EXERCISE:
Could you repeat, exactly as they stand, the lines between the one with "Give me the TikZ source for this diagram." and the one with "(0,0) rectangle (1389,1176);", inclusive, minus the pictures?

MATERIAL FOR THE TASK:
....
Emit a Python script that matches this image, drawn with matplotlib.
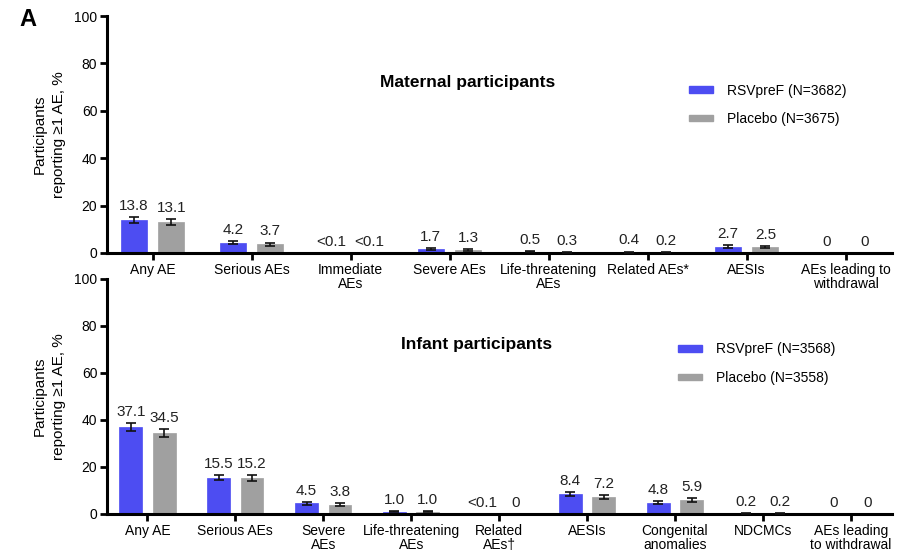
....
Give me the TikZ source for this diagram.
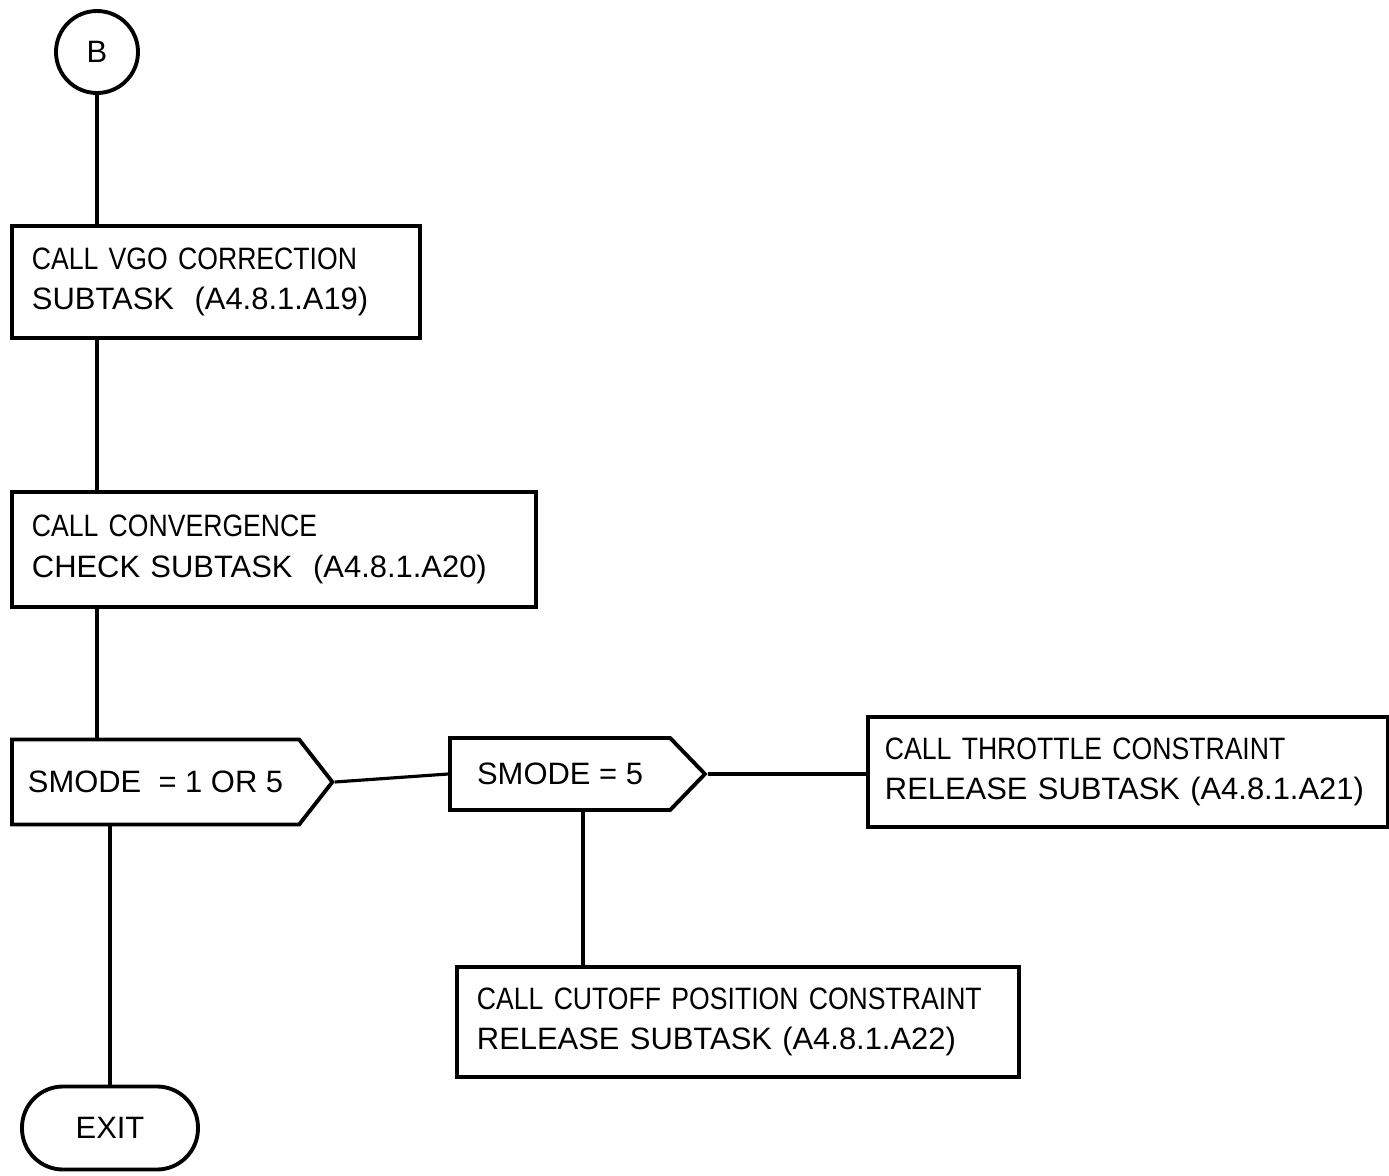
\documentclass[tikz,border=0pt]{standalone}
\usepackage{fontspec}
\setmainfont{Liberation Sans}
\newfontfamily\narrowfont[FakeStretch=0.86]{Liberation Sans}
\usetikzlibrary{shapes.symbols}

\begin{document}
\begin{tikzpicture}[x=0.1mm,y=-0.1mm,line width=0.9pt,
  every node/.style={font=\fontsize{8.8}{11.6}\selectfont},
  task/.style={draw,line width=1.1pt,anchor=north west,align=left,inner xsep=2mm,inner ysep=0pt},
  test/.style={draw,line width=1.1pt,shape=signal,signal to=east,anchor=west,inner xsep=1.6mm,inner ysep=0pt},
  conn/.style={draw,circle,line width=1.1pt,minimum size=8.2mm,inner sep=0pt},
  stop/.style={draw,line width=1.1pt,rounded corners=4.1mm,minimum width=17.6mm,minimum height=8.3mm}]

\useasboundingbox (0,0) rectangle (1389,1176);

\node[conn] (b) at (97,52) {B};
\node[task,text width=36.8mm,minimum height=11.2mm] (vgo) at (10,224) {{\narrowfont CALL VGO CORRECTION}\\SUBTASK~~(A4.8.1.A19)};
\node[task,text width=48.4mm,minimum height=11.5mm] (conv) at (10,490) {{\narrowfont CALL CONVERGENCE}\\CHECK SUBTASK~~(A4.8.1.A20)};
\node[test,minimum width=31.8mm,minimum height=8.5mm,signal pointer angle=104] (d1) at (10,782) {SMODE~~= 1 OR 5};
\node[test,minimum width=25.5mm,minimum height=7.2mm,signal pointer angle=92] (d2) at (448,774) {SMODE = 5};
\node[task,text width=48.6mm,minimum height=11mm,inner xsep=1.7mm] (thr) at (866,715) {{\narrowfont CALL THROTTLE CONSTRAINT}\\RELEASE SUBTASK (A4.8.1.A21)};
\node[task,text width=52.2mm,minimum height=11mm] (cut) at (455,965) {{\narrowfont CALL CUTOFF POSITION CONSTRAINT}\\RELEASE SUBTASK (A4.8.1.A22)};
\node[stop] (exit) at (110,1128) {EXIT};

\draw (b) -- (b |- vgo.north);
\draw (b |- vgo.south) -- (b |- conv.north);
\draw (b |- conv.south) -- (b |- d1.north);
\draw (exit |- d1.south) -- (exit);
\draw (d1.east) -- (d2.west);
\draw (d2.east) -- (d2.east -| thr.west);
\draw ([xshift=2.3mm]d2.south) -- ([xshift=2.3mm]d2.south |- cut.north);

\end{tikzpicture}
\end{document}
....
WRITTEN SOLUTION:
Give me the TikZ source for this diagram.
\documentclass[tikz,border=0pt]{standalone}
\usepackage{fontspec}
\setmainfont{Liberation Sans}
\newfontfamily\narrowfont[FakeStretch=0.86]{Liberation Sans}
\usetikzlibrary{shapes.symbols}

\begin{document}
\begin{tikzpicture}[x=0.1mm,y=-0.1mm,line width=0.9pt,
  every node/.style={font=\fontsize{8.8}{11.6}\selectfont},
  task/.style={draw,line width=1.1pt,anchor=north west,align=left,inner xsep=2mm,inner ysep=0pt},
  test/.style={draw,line width=1.1pt,shape=signal,signal to=east,anchor=west,inner xsep=1.6mm,inner ysep=0pt},
  conn/.style={draw,circle,line width=1.1pt,minimum size=8.2mm,inner sep=0pt},
  stop/.style={draw,line width=1.1pt,rounded corners=4.1mm,minimum width=17.6mm,minimum height=8.3mm}]

\useasboundingbox (0,0) rectangle (1389,1176);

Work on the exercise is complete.